Writing a novel is a daunting prospect, and I know a few working writers who have attempted and maybe finished one or four of them. Usually, if they have any sense at all, they look at what they've done, shove it into an envelope, and hide it at the back of a drawer where they come back to it after a few years, after the amnesia has set in.
They read a little, and maybe they like some of what they read. But it all feels somehow unfinished. So they work on it some more. They sort of finish it again. Repeat.
The problem is they're not bad writers, or even bad novelists. The problem is they have excellent taste in novels. And having read excellent novels, they're more daunted by the prospect of trying to produce something that lives up to their own standards. It's like Thomas Mann said: "A writer is someone for whom writing is more difficult than it is for other people."
My ration of fiction to nonfiction is probably about four to one, and I read more novels than short story collections or poetry. Not that that makes me expert; the more you read the more you realize how much you don't know. But I can recognize novels written by people for whom writing is harder than it is for most people. I can recognize novels written by real writers.
I'm not casting aspersions on novels written by nonreal writers; they can be breezy and fun and entertaining and everything most people might want in a novel. Sometimes the best (and maybe only) way to actually write a novel is to give up on being a "real writer." (And there's something you should know about that Mann quote that a lot or writers who work relatively slowly like to use. It appears in Mann's 1903 novella "Tristan," which has a character called Detlev Spinell who fancies himself a "real writer." The book's omniscient narrator made the remark while commenting on Spinell's lack of productivity.)
Or, as Donald Harington once said, to actually commit something as ludicrous as literature, you've got to shout over all those better voices in your head. You have to pretend that you're good enough to deserve the reader's attention.
All this is prelude to thoughts on a rather remarkable novel that — and here's some inside baseball material for you — I'm still in the midst of reading: Tyrone Jaeger's "Radio Eldorado" (Braddock Avenue Books, $19.95). This column comes around (roughly) every two weeks, and I read only a little faster than I write. And sometimes I really sink in and savor a book. Sometimes I feel like I have to take one a page at a time to genuinely get it. I really like those sorts of books.
Jaeger's name was familiar; I realize now I've read his work in the Oxford American and I'd read his 2012 book "The Runaway Note," which felt on one level like a meta-fictional memoir and which I wish I had access to now. (Like so much, it was gone in the great book purge of 2018.) He's a professor at Hendrix College.

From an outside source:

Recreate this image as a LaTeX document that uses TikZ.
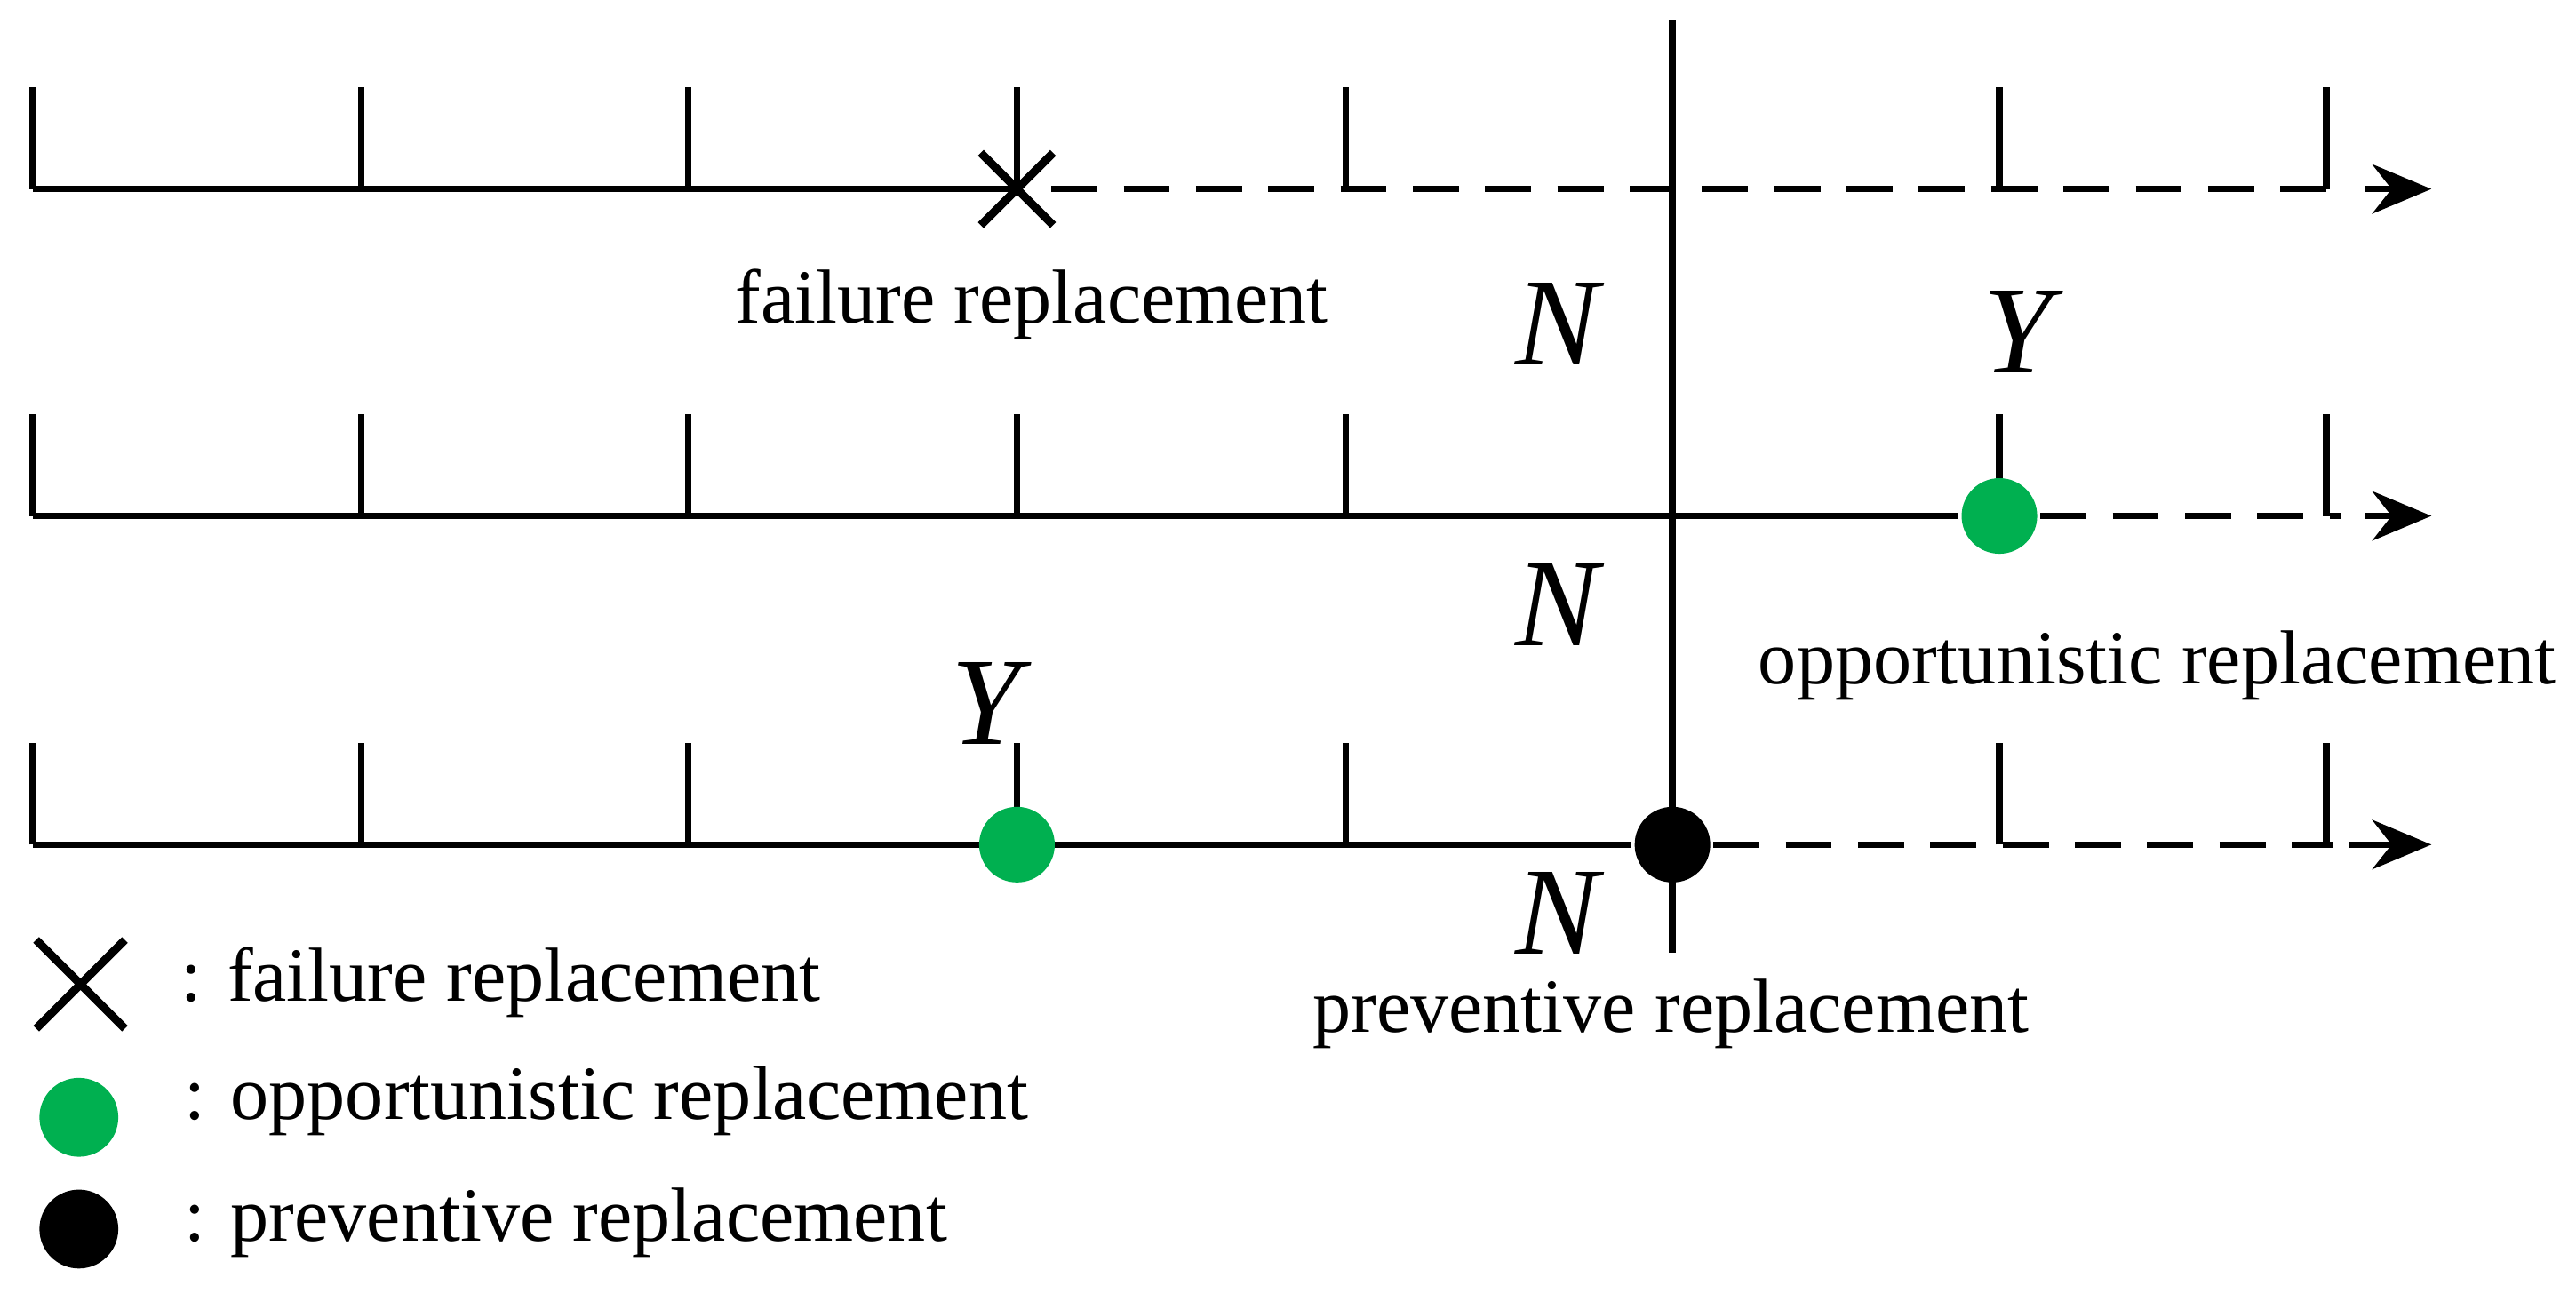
\documentclass[tikz,border=0pt]{standalone}
\usepackage{fontspec}
\setmainfont{Liberation Serif}
\usetikzlibrary{arrows.meta}
\begin{document}
\begin{tikzpicture}[x=0.5pt,y=-0.5pt,line width=2pt,
  lbl/.style={font=\fontsize{23.3}{26}\selectfont, inner sep=0},
  big/.style={font=\fontsize{38}{40}\selectfont\itshape, inner sep=0},
  dsh/.style={dash pattern=on 14pt off 8pt},
  arr/.style={-{Stealth[length=18pt,width=15pt]}},
  gdot/.style={circle,fill=ogreen,minimum size=23pt,inner sep=0},
  bdot/.style={circle,fill=black,minimum size=23pt,inner sep=0}]
\definecolor{ogreen}{RGB}{0,176,80}
\useasboundingbox (0,0) rectangle (1568,787);
% ticks
\foreach \r/\y in {1/115,2/314,3/514}{
  \foreach \x in {20,220,419,619,819,1217,1416}{
    \draw (\x,\y) -- (\x,\y-62);
  }
  \coordinate (e\r) at (1480,\y);
}
% row 1
\coordinate (a1) at (20,115);
\coordinate (x1) at (619,115);
\coordinate (d1) at (640,115);
\draw (a1) -- (x1);
\draw[dsh] (d1) -- (1425,115);
\draw[arr] (1440,115) -- (e1);
\draw[line width=2.5pt] (597,93) -- (641,137) (597,137) -- (641,93);
% row 2
\coordinate (a2) at (20,314);
\node[gdot] (g2) at (1217,314) {};
\draw (a2) -- (g2);
\draw[dsh] (g2.east) -- (1425,314);
\draw[arr] (1440,314) -- (e2);
% row 3
\coordinate (a3) at (20,514);
\node[bdot] (b3) at (1018,514) {};
\draw (a3) -- (b3);
\node[gdot] (g3) at (619,514) {};
\draw[dsh] (b3.east) -- (1420,514);
\draw[arr] (1430,514) -- (e3);
% vertical
\coordinate (vt) at (1018,12);
\coordinate (vb) at (1018,580);
\draw (vt) -- (vb);
% labels
\node[lbl] (t1) at (628,185) {failure replacement};
\node[big] (n1) at (948,197) {N};
\node[big] (y1) at (1228,202) {Y};
\node[big] (n2) at (948,368) {N};
\node[lbl] (t2) at (1313,405) {opportunistic replacement};
\node[big] (y2) at (600,428) {Y};
\node[big] (n3) at (948,556) {N};
\node[lbl] (t3) at (1017,617) {preventive replacement};
% legend
\draw[line width=2.5pt] (22,572) -- (76,626) (22,626) -- (76,572);
\node[lbl,anchor=west] (l1) at (108,598) {: failure replacement};
\node[gdot,minimum size=24pt] (lg) at (48,680) {};
\node[lbl,anchor=west] (l2) at (110,670) {: opportunistic replacement};
\node[bdot,minimum size=24pt] (lb) at (48,748) {};
\node[lbl,anchor=west] (l3) at (110,744) {: preventive replacement};
\end{tikzpicture}
\end{document}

And "Radio Eldorado" is a wonderfully ambitious work of the imagination that recalls some of Tom Robbins' seriocomedies and some of Robbins' rambunctious, squirty sentences — soft flares streaking over a violet horizon.
It's set in Colorado in 1969, in the months after the Rocky Flats Mother Day's Fire, which — like the 1980 explosion at a Titan missile silo near Damascus — is one of those episodes in American history that you'd sleep better not knowing about. (Five kilograms of plutonium burnt up at the plant in Golden, near Denver, where triggers for hydrogen bombs were manufactured.)
Had the fire not been contained, a nuclear accident on the scale of Chernobyl could have occurred. As it was, clean-up took two years and accounts of the incident were suppressed and sanitized by the government.
The fire is incidental to the main action of "Radio Eldorado," which follows the progress of Cynthia Hutton, a young woman of privilege as she gradually becomes involved in the counter-culture at the curdling end of the 1960s.
The story is populated with exquisitely drawn portraits of musicians, hippies and working class hard-hats. As much a product of deep research as the imagination, it pulls at the disparate threads of the tapestry, a familiar yet strange portrait of an America where it felt like the center could not hold.
This is not some slapdash effort, and rewards time spent soaking in and thinking about it. I don't imagine it was written quickly or that it came easily to Jaeger. If it did, well, I'd just as soon not know it.